After the game we took our time walking back to the car, allowing folks leaving Comerica Park, as well as the fans arriving for the Lions’ game at Ford Field to clear the roads. We stopped at a nearby park, where a band was setting up for a free concert. When we sat down my brother asked if I recognized the building across the street from us. I did not, though I certainly should have. We were looking at the old Grand Army of the Republic Memorial Hall at Grand River and Cass Avenue.
When he helped to dedicate the building in January 1901, Mayor William Maybury reminded the veterans who packed the hall to remember “the unwritten history that transpires at the camp fires and bivouacs, held by the posts, and urged upon the old soldiers the necessity of preserving the papers and letters…and the personal experiences they relate for posterity, in order that the real history of the Civil War may be written.”
Mayor Maybury appreciated history, especially Detroit’s history and the city’s place in history. He presided over Detroit’s Bi-Centennial in July 1901 and in preparation for the celebration he asked residents to write letters, to be locked into a time-capsule “for those whose good fortune it will be to live in Detroit at the opening of the 21st Century.” During the celebration, which lasted several days, Maybury consigned sixty-four letters to a copper box which he then locked in a vault at the city hall. In his own letter, the mayor pondered the technological advances of the next hundred years. “We communicate by telegraph and telephone over distances that at the opening of the nineteenth century were insurmountable. We travel at a rate not dreamed of then…by railroad and steam power from Detroit to Chicago in less than eight hours. How much faster are you traveling? How much farther have you annihilated time and space, what agencies are you employing to which we are strangers?” If only he knew.
About one-hundred and fifty veterans of the Civil War marched in one of several parades during the multi-day celebration. One of the dignitaries for the celebration was Michigan’s governor, Aaron Bliss, who had served in the 10th New York Cavalry during the war.

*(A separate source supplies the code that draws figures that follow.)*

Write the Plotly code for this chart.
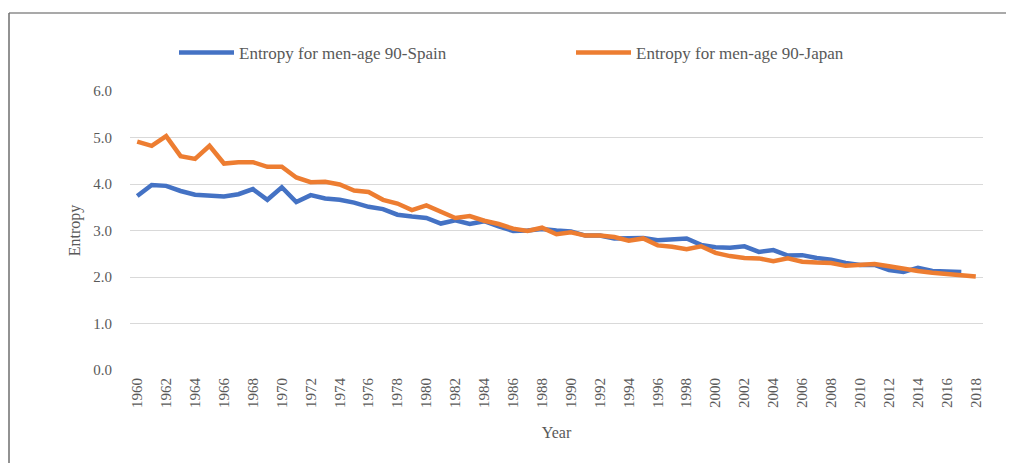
import plotly.graph_objects as go

# Data
years = list(range(1960, 2019))

spain = [3.74, 3.98, 3.96, 3.85, 3.77, 3.76, 3.73, 3.78, 3.89, 3.66,
         3.93, 3.61, 3.76, 3.69, 3.66, 3.60, 3.51, 3.46, 3.34, 3.30,
         3.27, 3.15, 3.22, 3.14, 3.20, 3.09, 2.99, 3.00, 3.03, 3.00,
         2.98, 2.89, 2.89, 2.83, 2.83, 2.84, 2.79, 2.80, 2.83, 2.69,
         2.64, 2.63, 2.66, 2.54, 2.58, 2.46, 2.47, 2.41, 2.37, 2.30,
         2.26, 2.26, 2.15, 2.11, 2.20, 2.13, 2.13, 2.11, None]

japan = [4.91, 4.82, 5.03, 4.60, 4.54, 4.82, 4.44, 4.47, 4.47, 4.37,
         4.37, 4.14, 4.04, 4.05, 3.99, 3.86, 3.83, 3.66, 3.58, 3.44,
         3.54, 3.40, 3.27, 3.31, 3.21, 3.14, 3.04, 2.99, 3.06, 2.92,
         2.96, 2.89, 2.89, 2.86, 2.78, 2.83, 2.68, 2.65, 2.60, 2.66,
         2.52, 2.45, 2.41, 2.40, 2.34, 2.40, 2.33, 2.31, 2.30, 2.24,
         2.26, 2.28, 2.23, 2.17, 2.13, 2.09, 2.06, 2.05, 2.01]

series_names = ["Entropy for men-age 90-Spain", "Entropy for men-age 90-Japan"]
series_colors = ["#4472C4", "#ED7D31"]

# page body has an 8px margin, so the figure sits at (8, 8) on screen;
# it is left at full window size and simply runs past the right/bottom edge
OFF = 8
W, H = 1014, 463
L, T = 130 - OFF, 91 - OFF
R = W - (983 - OFF)
B = H - (370 - OFF)
TEXT = "#595959"
FONT = "Liberation Serif"

fig = go.Figure()
for name, vals, col in zip(series_names, [spain, japan], series_colors):
    fig.add_trace(go.Scatter(
        x=years, y=vals, mode="lines", name=name,
        line=dict(color=col, width=4.5),
    ))

# screen pixel -> paper coordinates
pw, ph = W - L - R, H - T - B
def px(x):
    return (x - OFF - L) / pw
def py(y):
    return (H - B - (y - OFF)) / ph

fig.update_layout(
    width=W, height=H,
    margin=dict(l=L, r=R, t=T, b=B),
    paper_bgcolor="white",
    plot_bgcolor="white",
    font=dict(family=FONT, color=TEXT, size=15),
    showlegend=True,
    legend=dict(
        orientation="h",
        x=px(174), xanchor="left",
        y=py(53), yanchor="middle",
        font=dict(size=17, color=TEXT),
        entrywidth=327, entrywidthmode="pixels",
        itemwidth=55,
        bgcolor="rgba(0,0,0,0)",
    ),
    shapes=[
        # chart-area frame (top and left edges; the rest is cut off in the reference)
        dict(type="line", xref="paper", yref="paper",
             x0=px(9), x1=px(1016), y0=py(13), y1=py(13),
             line=dict(color="#8C8C8C", width=1.5)),
        dict(type="line", xref="paper", yref="paper",
             x0=px(9), x1=px(9), y0=py(13), y1=py(466),
             line=dict(color="#6E6E6E", width=1.5)),
    ],
)

fig.update_xaxes(
    range=[1959.5, 2018.5],
    tickmode="linear", tick0=1960, dtick=2,
    tickangle=-90,
    showgrid=False, zeroline=False, showline=False,
    ticks="", ticklabelstandoff=4, automargin=False,
    tickfont=dict(size=15, color=TEXT),
    title=dict(text="Year", font=dict(size=16, color=TEXT), standoff=19),
)

fig.update_yaxes(
    range=[0, 6],
    tickmode="linear", tick0=0, dtick=1,
    tickformat=".1f",
    showgrid=True, gridcolor="#D9D9D9", gridwidth=1.2,
    zeroline=False, showline=False,
    ticks="", ticklabelstandoff=17, automargin=False,
    tickfont=dict(size=15, color=TEXT),
    title=dict(text="Entropy", font=dict(size=16, color=TEXT), standoff=8),
)

fig.write_html("out.html", config={"displayModeBar": False})
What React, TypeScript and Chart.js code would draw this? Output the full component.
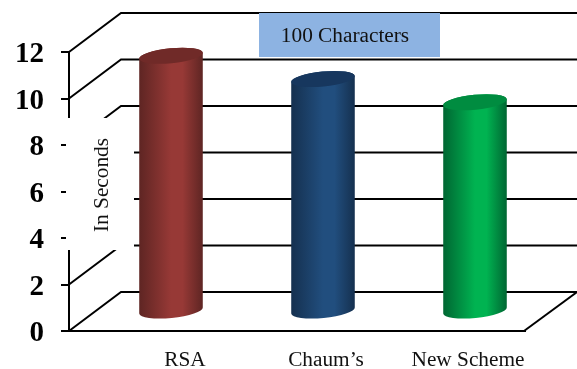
import { useEffect, useRef } from "react";
import { Chart, registerables, BarController, BarElement } from "chart.js";

Chart.register(...registerables);

const schemes = ["RSA", "Chaum\u2019s", "New Scheme"];
const seconds = [11, 10, 9];
const bodyColors = ["#973936", "#214e7e", "#00b351"];
const edgeColors = ["#5e2523", "#15304f", "#006632"];
const lidColors = ["#702a28", "#17375e", "#008c40"];
const yTicks = [0, 2, 4, 6, 8, 10, 12];
const axisTitle = "In Seconds";
const chartCaption = "100 Characters";
const labelNudges = [40, 29, 19];

const SERIF = '"Liberation Serif", "Times New Roman", serif';
const DEPTH_X = 52;
const DEPTH_Y = 39;

// A bar painted as an upright cylinder standing in the middle of the floor.
class CylinderElement extends BarElement {
  static id = "cylinder";
  draw(ctx: CanvasRenderingContext2D) {
    const { x, y, base, width } = (this as any).getProps(["x", "y", "base", "width"]);
    const i = (this as any).$context?.dataIndex ?? 0;
    const cx = x + DEPTH_X / 2;
    const top = y - DEPTH_Y / 2;
    const bottom = base - DEPTH_Y / 2;
    const rx = width / 2;
    const ry = 7.5;
    const tilt = (-5.5 * Math.PI) / 180;

    const g = ctx.createLinearGradient(cx - rx, 0, cx + rx, 0);
    g.addColorStop(0, edgeColors[i]);
    g.addColorStop(0.5, bodyColors[i]);
    g.addColorStop(0.68, bodyColors[i]);
    g.addColorStop(1, edgeColors[i]);

    ctx.save();
    ctx.fillStyle = g;
    ctx.beginPath();
    ctx.ellipse(cx, bottom, rx, ry, tilt, 0, Math.PI);
    ctx.ellipse(cx, top, rx, ry, tilt, Math.PI, 0);
    ctx.closePath();
    ctx.fill();

    ctx.fillStyle = lidColors[i];
    ctx.beginPath();
    ctx.ellipse(cx, top, rx, ry, tilt, 0, Math.PI * 2);
    ctx.fill();
    ctx.restore();
  }
}

class CylinderController extends BarController {
  static id = "cylinder";
  static defaults = { ...(BarController as any).defaults, dataElementType: "cylinder" };
  static overrides = (BarController as any).overrides;
}

Chart.register(CylinderElement as any, CylinderController as any);

// Back wall, side wall, floor, the masked title panel and the caption panel.
const stage = {
  id: "stage",
  beforeDatasetsDraw(chart: any) {
    const { ctx, chartArea } = chart;
    const yScale = chart.scales.y;
    const left = chartArea.left;
    const backLeft = left + DEPTH_X;
    const backRight = chartArea.right + DEPTH_X;
    ctx.save();
    ctx.strokeStyle = "#000";
    ctx.lineWidth = 2;
    for (const v of yTicks) {
      const py = yScale.getPixelForValue(v);
      ctx.beginPath();
      ctx.moveTo(left, py);
      ctx.lineTo(backLeft, py - DEPTH_Y);
      ctx.lineTo(backRight, py - DEPTH_Y);
      ctx.stroke();
    }
    const floorY = yScale.getPixelForValue(0);
    ctx.beginPath();
    ctx.moveTo(chartArea.right - 1, floorY);
    ctx.lineTo(backRight, floorY - DEPTH_Y);
    ctx.stroke();

    // White panel behind the vertical axis title
    ctx.fillStyle = "#fff";
    ctx.fillRect(66, 118, 68, 132);

    // Caption panel
    ctx.fillStyle = "#8db3e2";
    ctx.fillRect(259, 13, 181, 44);

    ctx.fillStyle = "#111";
    ctx.font = `21.3px ${SERIF}`;
    ctx.textAlign = "center";
    ctx.textBaseline = "middle";
    ctx.fillText(chartCaption, 345, 36);

    ctx.save();
    ctx.translate(102, 185);
    ctx.rotate(-Math.PI / 2);
    ctx.fillText(axisTitle, 0, 0);
    ctx.restore();
    ctx.restore();
  },
  afterDatasetsDraw(chart: any) {
    const { ctx } = chart;
    const xScale = chart.scales.x;
    ctx.save();
    ctx.fillStyle = "#111";
    ctx.font = `21.3px ${SERIF}`;
    ctx.textAlign = "center";
    ctx.textBaseline = "middle";
    schemes.forEach((name, i) => {
      ctx.fillText(name, xScale.getPixelForTick(i) + labelNudges[i], 360);
    });
    ctx.restore();
  },
};

export default function App() {
  const ref = useRef<HTMLCanvasElement>(null);
  useEffect(() => {
    const chart = new Chart(ref.current!, {
      type: "cylinder" as any,
      data: {
        labels: schemes,
        datasets: [
          {
            data: seconds,
            backgroundColor: bodyColors,
            barPercentage: 0.42,
            categoryPercentage: 1,
            clip: false,
          } as any,
        ],
      },
      options: {
        animation: false,
        responsive: false,
        layout: { padding: { top: 52, right: 52, left: 0, bottom: 0 } },
        plugins: { legend: { display: false }, tooltip: { enabled: false } },
        scales: {
          x: {
            type: "category",
            grid: { display: false },
            border: { color: "#000", width: 2 },
            ticks: { display: false },
            afterFit: (s: any) => {
              s.height = 38;
            },
          },
          y: {
            min: 0,
            max: 12,
            afterBuildTicks: (s: any) => {
              s.ticks = yTicks.map((value) => ({ value }));
            },
            grid: { drawOnChartArea: false, color: "#000", lineWidth: 2, tickLength: 8 },
            border: { color: "#000", width: 2 },
            ticks: {
              color: "#000",
              padding: 17,
              labelOffset: 3,
              font: { family: SERIF, size: 29, weight: "bold" },
            },
            afterFit: (s: any) => {
              s.width = 69;
            },
          },
        },
      },
      plugins: [stage],
    } as any);
    return () => chart.destroy();
  }, []);
  return (
    <div style={{ position: "absolute", left: 0, top: 0 }}>
      <canvas ref={ref} width={577} height={369} style={{ display: "block" }} />
    </div>
  );
}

As the last veterans passed away, and usage dropped, the GAR Hall was deeded to the city. In time the owners abandoned the building, allowing it to stand vacant for three decades. In 2011, “Mindfield, a small advertising and marketing firm,” purchased and renovated the Richardsonian Romanesque structure.” The venerable old hall now looks brand new, and hosts two restaurants, office space and, as my brother reminded me, the ghosts and echoes of thousands of aging Civil War veterans, discussing, debating and arguing over the real history of the Civil War.